Your next purchases will probably be…
…some more unique fixtures. Check out this list of Amazon DMX fixtures to see the wide variety of options you can add to your show. LED bars, moving head lights, or even a mirror ball could be fun additions to your show! Any DMX compatible light can be added to your show easily, so the sky is the limit when it comes to buying stage lights!
As your fixture collection grows, you’ll find more unique ways to build a great light show for your band.
However, before you start building an epic show…
Here are some things to consider!
Are you being considerate with your light show? While it’s awesome to have great visuals for your band, nobody likes it when band 3 of 5 for the night shows up and takes an extra 30 minutes to set up. I’d suggest you build a basic and portable version of your show that you can easily set up and tear down.
You also don’t want to outshine a headliner. If you’re the local opener on a national tour, please leave the lights at home, or at least ask the tour manager what you should and shouldn’t bring. I’ve seen openers pack their trailer full of lights, only to be told that they can’t use them. Make sure it’s “that kind of show” before you pull up with tons of lights.

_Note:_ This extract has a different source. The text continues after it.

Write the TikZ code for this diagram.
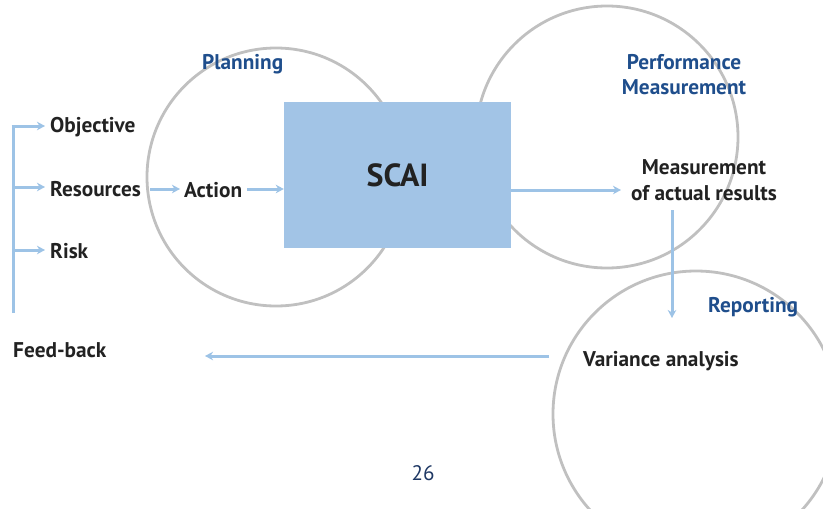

How helpful is your band? Everyone in your band should have some basic knowledge on how to set up and troubleshoot your light show. Nothing is worse than having to stop what you’re doing to fix a problem with the lights. If your band has a lead singer, make sure they know how to load and set up the lights, since they don’t have amps or drums to set up.
Can you go simpler? The lights in the photo below are not DMX controlled, saving lots of setup time. Could you make something cool out of LED rope lights? Or maybe you could cover your instruments in lights, saving setup time?
Use the information here to create your ideal band lighting setup! You can combine any amount of lights, haze, and even cool stage props to create an amazing show! As always, we hope you have a great time creating music (and lights)!